Brazil asks rich countries to fund Amazon rainforest conservation

Brazil asks rich countries to fund Amazon rainforest conservation
mongabay.com
August 2, 2008




Brazil makes it clear that it will not tolerate any foreign influence on its Amazon policy




Brazilian President Luis Inacio Lula da Silva officially unveiled plans to raise billions of dollars for protecting the Amazon rainforest.



The fund, which was originally announced several months ago and will be administered by the national development bank, aims to raise $21 billion in foreign donations by 2021. Contributors will not be eligible for carbon credits that may be generated by reductions in deforestation, but the money will go towards sustainable development and conservation initiatives in the region. Silva did not say how much of the Amazon would be protected under the plan.



The move is seen as a way for Brazil to shore up its Amazon conservation efforts without giving up control in the region. The initiative would help deflect criticism over the country’s high rate of deforestation: Brazil accounted for half of global tropical forest loss between 2000 and 2005.



DEFORESTATION IN BRAZIL [Português | Español | Français]

“It’s better for the country’s image to do things right, so we can walk in international forums with our heads high,” Silva said, leaving blunter words for Roberto Mangabeira Unger, the minister for strategic affairs.



“The fund is a vehicle by which foreign governments can help support our initiatives without exerting any influence over our national policy,” he said. “We are not going to trade sovereignty for money.”

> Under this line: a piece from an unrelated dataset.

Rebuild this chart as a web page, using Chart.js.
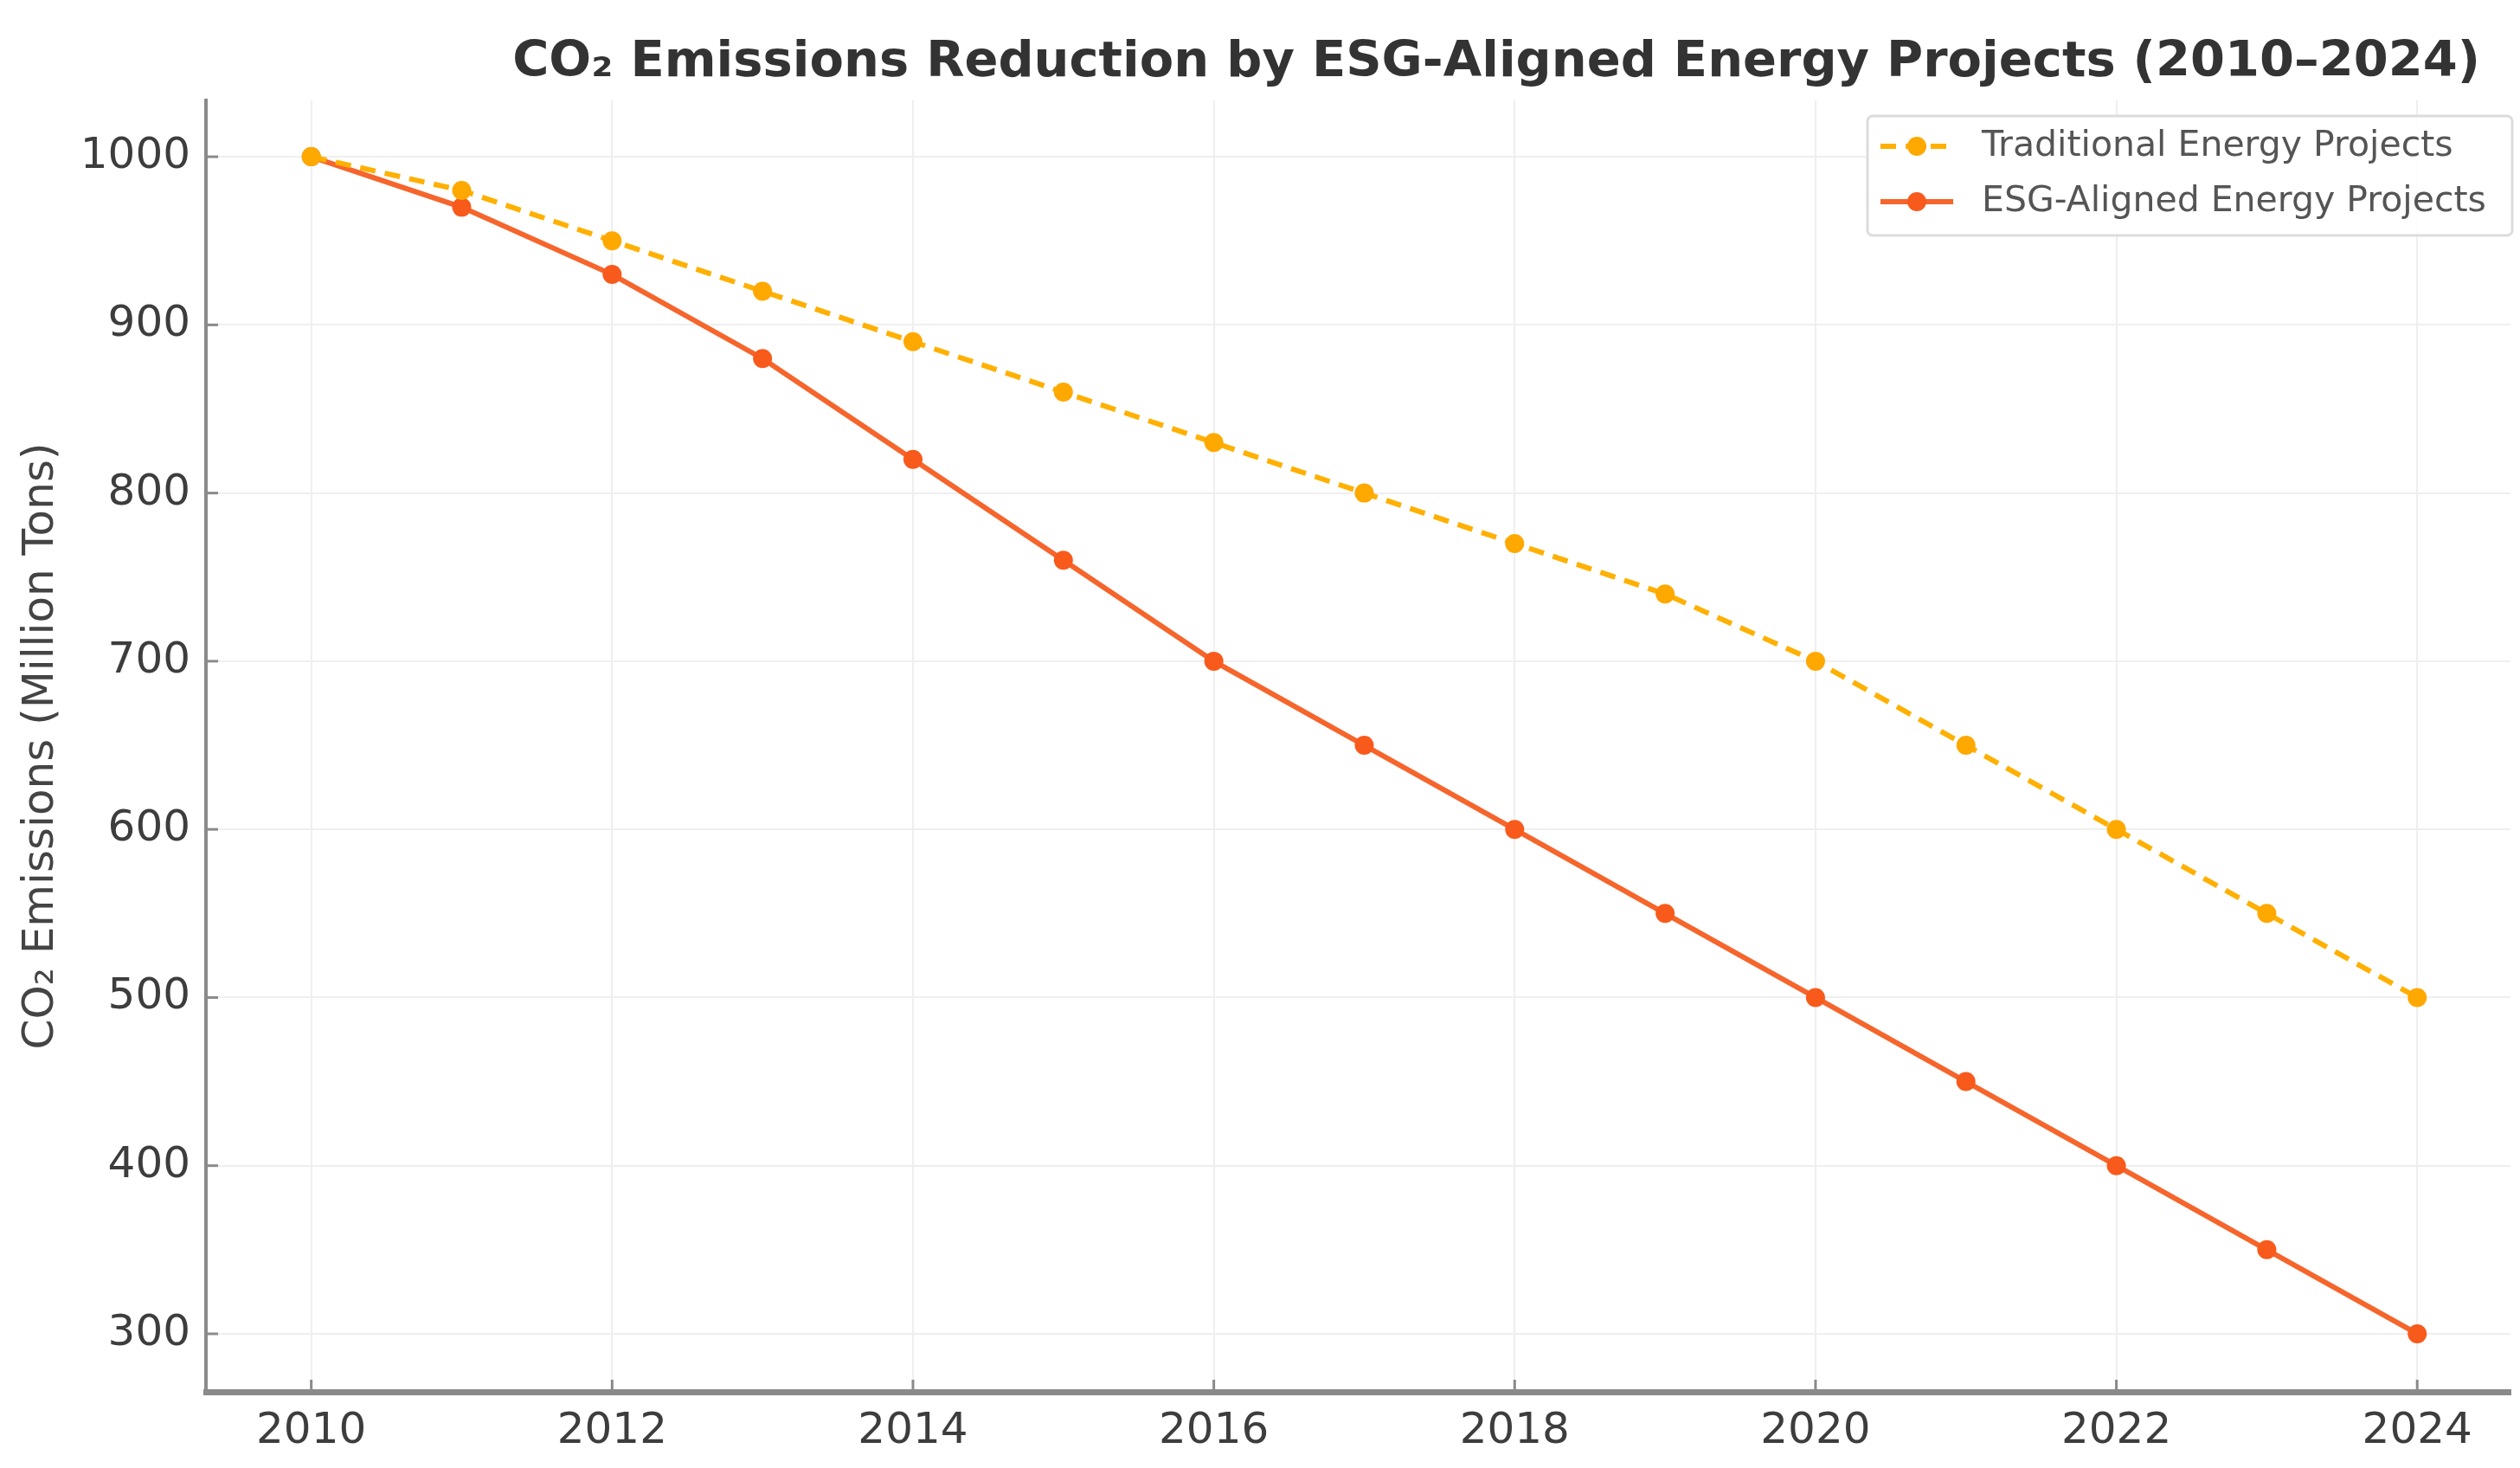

While the fund has been criticized by some observers for relying on donations rather than market mechanisms for avoiding deforestation, Brazil is effectively asking industrialized countries to put their money where their mouth is. Environmental groups and governments in Europe and the United States have long blamed Brazil for its high rate of deforestation, without offering much in the way of assistance to help slow forest loss. In fact policies in the West, along with consumer demand for products produced on forest lands, are key drivers of rainforest destruction in Brazil. Failure to pay into the new fund would likely undermine any future Western criticism on Brazil’s environmental performance. Norway has already said it would be willing to pay hundreds of millions of dollars per year for rainforest conservation.



Brazil is home to more than 60 percent of the Amazon rainforest, Earth’s largest tropical forest. The Amazon is estimated to hold around 90-140 billions tons of carbon, but forest loss results in millions of tons of emissions annually. When carbon dioxide produced by deforestation are taken into account, Brazil is the fourth largest emitter of greenhouse gases after China, the United States, and Indonesia. Overall about 70 percent of the country’s emissions result from land use change.



In recent years, deforestation in the Brazilian Amazon has increasingly moved in step with soy and cattle prices: as prices surged to near record levels in the second half of 2007, forest clearing about doubled over the previous year.